I worked through quite a bit of it and I realized a few fundamental
issues. The task struct must remain visible until it is reaped
and we use siglock to protect in unhash process to protect that reaping.
Further tsk->sighand == NULL winds up being a flag used to tell
if release_task has been called.

To get an usable count on sighand struct all that needed to be done
was to change the reference counting of sighand_struct to count
processes and not threads.

Which is what I wound up posting.

> Anyway, Eric, even if we can and want to do this, why we can't do this on
> top of my fix?

Because your reduction in scope of cred_guard_mutex is fundamentally
broken and unnecessary.

> I simply fail to understand why you dislike it that much. Yes it is not
> pretty, I said this many times, but it is safe in that it doesn't really
> change the current behaviour.

No it is not safe. And it promotes wrong thinking which is even more
dangerous.

I reviewed the code and cred_guard_mutex needs to cover what it covers.

> I am much more worried about 2/2 you didn't argue with, this patch _can_
> break something and this is obviously not good even if PTRACE_EVENT_EXIT
> was always broken.

I don't know who actually useses PTRACE_O_TRACEEXIT so I don't actually
know what the implications of changing it are. Let's see...

gdb - no
upstart - no
lldb - yes
strace - no


It looks like lldb is worth testing with your PTRACE_EVENT_EXIT change
to see if anything breaks.

I think we can get away with changing the exec case but it does look
worth testing. I hadn't realized you hadn't looked to see what was
using PTRACE_O_TRACEEXIT to see if any part of userspace cares.

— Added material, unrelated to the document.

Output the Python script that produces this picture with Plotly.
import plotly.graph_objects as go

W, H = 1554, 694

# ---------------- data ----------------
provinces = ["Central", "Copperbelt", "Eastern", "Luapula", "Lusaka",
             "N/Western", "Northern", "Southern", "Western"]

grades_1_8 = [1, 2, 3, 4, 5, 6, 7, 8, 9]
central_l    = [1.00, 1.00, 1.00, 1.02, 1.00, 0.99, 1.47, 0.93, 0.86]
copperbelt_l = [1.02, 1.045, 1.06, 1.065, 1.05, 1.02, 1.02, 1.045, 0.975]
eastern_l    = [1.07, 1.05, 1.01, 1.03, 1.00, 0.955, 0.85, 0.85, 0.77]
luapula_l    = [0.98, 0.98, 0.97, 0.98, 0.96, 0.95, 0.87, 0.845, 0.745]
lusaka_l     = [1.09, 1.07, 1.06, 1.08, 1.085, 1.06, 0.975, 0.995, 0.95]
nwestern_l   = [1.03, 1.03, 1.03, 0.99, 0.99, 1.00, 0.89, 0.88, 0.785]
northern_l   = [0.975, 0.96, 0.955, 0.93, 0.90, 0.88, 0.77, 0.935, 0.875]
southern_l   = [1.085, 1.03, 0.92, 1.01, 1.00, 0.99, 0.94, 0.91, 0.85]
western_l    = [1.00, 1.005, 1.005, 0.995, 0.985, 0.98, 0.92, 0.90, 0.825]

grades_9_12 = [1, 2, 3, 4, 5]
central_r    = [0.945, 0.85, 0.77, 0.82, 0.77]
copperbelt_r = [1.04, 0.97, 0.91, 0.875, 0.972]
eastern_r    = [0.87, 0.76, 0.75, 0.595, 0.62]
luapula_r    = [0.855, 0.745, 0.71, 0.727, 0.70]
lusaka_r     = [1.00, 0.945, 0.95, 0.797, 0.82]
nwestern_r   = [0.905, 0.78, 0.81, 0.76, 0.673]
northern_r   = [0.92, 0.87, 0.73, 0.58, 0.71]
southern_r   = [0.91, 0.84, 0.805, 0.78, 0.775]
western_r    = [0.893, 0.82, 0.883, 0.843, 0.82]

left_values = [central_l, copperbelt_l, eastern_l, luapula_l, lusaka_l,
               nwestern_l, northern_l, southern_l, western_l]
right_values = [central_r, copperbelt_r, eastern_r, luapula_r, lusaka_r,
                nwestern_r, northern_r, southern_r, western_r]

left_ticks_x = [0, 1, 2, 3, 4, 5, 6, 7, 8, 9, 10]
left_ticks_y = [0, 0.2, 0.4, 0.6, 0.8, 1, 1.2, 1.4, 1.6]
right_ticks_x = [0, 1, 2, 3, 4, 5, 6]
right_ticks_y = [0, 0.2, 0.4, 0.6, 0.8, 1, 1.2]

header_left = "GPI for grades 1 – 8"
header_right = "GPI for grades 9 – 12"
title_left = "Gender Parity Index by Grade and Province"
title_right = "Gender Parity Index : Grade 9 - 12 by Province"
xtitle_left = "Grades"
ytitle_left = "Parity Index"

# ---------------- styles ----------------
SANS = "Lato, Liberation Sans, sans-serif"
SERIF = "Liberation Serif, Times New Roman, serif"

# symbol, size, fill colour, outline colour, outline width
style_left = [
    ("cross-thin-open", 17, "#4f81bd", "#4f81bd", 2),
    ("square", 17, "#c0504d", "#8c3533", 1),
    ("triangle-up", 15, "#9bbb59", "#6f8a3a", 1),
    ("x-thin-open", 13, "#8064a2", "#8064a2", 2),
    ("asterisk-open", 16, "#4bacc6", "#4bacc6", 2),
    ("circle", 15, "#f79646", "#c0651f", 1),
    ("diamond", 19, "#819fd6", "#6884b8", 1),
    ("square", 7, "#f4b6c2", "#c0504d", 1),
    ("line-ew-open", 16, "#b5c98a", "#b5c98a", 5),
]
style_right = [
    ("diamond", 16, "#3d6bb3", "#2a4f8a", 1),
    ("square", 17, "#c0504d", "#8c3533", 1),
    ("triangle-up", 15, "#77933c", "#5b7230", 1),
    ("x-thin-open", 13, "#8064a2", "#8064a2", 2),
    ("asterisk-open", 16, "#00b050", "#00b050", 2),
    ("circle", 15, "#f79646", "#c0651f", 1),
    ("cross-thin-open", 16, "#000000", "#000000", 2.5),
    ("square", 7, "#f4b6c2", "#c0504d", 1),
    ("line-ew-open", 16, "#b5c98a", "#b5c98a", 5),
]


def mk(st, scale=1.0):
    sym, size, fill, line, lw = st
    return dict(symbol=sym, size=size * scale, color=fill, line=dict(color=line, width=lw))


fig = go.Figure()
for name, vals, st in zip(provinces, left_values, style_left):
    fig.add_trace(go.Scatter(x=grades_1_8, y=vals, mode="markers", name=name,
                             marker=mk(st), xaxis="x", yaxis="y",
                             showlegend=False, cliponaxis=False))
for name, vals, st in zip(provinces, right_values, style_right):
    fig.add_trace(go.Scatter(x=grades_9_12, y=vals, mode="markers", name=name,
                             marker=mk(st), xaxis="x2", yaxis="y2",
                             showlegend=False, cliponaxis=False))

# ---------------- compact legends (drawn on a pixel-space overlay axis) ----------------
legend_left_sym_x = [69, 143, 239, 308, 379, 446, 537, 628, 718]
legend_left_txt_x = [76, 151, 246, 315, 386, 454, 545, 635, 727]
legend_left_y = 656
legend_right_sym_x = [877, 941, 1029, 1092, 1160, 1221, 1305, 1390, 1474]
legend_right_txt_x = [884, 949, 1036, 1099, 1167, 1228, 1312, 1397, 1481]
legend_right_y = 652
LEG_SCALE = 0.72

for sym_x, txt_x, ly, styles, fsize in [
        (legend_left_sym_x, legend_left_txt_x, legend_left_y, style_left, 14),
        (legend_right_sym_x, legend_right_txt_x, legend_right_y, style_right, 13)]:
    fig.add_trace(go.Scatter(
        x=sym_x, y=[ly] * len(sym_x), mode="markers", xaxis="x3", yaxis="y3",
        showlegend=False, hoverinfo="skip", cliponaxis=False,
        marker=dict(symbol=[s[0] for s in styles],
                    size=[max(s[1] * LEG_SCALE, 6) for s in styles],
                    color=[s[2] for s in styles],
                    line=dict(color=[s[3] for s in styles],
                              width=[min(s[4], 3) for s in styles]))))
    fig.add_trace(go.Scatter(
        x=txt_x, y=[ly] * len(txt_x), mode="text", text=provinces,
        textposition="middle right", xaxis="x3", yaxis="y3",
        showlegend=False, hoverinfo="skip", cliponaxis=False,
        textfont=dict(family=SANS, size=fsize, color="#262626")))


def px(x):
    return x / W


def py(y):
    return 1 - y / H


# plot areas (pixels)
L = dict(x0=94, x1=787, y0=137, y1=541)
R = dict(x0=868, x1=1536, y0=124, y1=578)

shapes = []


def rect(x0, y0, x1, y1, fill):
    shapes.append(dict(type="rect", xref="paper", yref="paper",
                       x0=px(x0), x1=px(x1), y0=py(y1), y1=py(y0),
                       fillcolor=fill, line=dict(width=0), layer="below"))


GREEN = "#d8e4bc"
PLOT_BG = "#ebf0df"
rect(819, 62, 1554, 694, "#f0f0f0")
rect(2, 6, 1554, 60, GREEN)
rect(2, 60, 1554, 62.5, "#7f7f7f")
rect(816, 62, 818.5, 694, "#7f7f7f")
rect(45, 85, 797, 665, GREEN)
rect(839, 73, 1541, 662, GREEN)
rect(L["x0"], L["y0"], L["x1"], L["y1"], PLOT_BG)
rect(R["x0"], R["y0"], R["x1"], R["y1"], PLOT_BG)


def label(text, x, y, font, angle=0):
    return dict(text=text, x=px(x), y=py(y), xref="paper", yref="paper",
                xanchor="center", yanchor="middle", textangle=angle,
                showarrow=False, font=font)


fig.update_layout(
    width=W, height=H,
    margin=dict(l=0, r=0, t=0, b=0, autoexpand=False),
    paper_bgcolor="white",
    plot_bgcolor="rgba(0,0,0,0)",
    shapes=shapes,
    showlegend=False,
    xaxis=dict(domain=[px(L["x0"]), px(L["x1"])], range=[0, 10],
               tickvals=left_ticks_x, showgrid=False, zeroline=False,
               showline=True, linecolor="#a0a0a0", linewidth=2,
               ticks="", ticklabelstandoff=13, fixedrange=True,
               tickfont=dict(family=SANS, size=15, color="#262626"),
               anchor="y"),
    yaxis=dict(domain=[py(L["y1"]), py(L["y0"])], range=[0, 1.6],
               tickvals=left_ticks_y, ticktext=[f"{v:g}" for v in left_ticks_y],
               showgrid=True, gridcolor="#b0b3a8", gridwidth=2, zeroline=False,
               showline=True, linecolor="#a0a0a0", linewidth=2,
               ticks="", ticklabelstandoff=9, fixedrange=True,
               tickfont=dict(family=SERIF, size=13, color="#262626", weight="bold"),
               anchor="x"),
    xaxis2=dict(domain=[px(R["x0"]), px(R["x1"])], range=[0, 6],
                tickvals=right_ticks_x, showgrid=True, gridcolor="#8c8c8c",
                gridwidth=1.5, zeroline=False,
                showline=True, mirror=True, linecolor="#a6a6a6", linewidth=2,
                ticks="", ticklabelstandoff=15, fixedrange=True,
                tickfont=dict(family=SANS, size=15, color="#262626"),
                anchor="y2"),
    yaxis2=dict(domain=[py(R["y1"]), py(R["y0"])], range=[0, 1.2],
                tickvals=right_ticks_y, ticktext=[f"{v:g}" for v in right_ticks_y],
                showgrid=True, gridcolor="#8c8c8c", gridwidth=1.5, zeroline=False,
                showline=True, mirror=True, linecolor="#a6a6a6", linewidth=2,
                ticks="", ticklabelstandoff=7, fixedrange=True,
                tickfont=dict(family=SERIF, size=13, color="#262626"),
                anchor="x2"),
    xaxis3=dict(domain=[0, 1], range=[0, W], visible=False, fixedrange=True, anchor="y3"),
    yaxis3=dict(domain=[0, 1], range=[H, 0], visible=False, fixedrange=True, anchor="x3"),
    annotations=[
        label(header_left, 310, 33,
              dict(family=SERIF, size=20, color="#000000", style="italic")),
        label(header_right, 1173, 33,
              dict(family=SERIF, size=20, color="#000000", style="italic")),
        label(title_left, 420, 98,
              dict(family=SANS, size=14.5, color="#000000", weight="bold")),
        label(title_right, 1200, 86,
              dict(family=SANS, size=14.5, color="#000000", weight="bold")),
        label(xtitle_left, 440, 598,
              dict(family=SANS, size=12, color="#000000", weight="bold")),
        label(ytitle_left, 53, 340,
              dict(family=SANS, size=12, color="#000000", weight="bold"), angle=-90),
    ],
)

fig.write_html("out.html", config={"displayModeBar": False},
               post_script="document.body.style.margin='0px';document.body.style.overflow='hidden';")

Hmm. This is interesting. From the strace documentation:
> Tracer cannot assume that ptrace-stopped tracee exists. There are many
> scenarios when tracee may die while stopped (such as SIGKILL).
> Therefore, tracer must always be prepared to handle ESRCH error on any
> ptrace operation. Unfortunately, the same error is returned if tracee
> exists but is not ptrace-stopped (for commands which require stopped
> tracee), or if it is not traced by process which issued ptrace call.
> Tracer needs to keep track of stopped/running state, and interpret
> ESRCH as "tracee died unexpectedly" only if it knows that tracee has
> been observed to enter ptrace-stop. Note that there is no guarantee
> that waitpid(WNOHANG) will reliably report tracee's death status if
> ptrace operation returned ESRCH. waitpid(WNOHANG) may return 0 instead.
> IOW: tracee may be "not yet fully dead" but already refusing ptrace
> ops.

If delivering a second SIGKILL to a ptraced stopped processes will
make it continue we have a very interesting out..

When we stop in ptrace_stop we stop in TASK_TRACED == (TASK_WAKEKILL|__TASK_TRACED)

Delivery of a SIGKILL to that task has queue SIGKILL
and call signal_wake_up_state(t, TASK_WAKEKILL).
Which becomes wake_up_state(t, TASK_INTERRUPTIBLE | TASK_WAKEKILL)
Which wakes up the process.

So userspace can absolutely kill a processes in PTRACE_EVENT_EXIT
before the tracers find it.

Therefore we are only talking a quality of implementation issue
if we actually stop and wait for the tracer or not.

....

Which brings us to your PTRACE_EVENT_EXIT patch.

I think may_ptrace_stop is tested in the wrong place,
and is probably buggy.

- We should send the signal in all cases except when the ptracing parent
does not exist aka (!current->ptrace). The siginfo contains enough
information to understand what happened if anyone is listening.

- Then we should send the group stop.

- Then if we don't want to wait we should:
__set_current_state(TASK_RUNNING)

- Then we should drop the locks and only call freezable_schedule if
we want to wait.

That way userspace thinks someone else just sent a SIGKILL and killed
the thread before it had a chance to look (which is effectively what
we are doing). That sounds idea for both core-dumps and this case.

Eric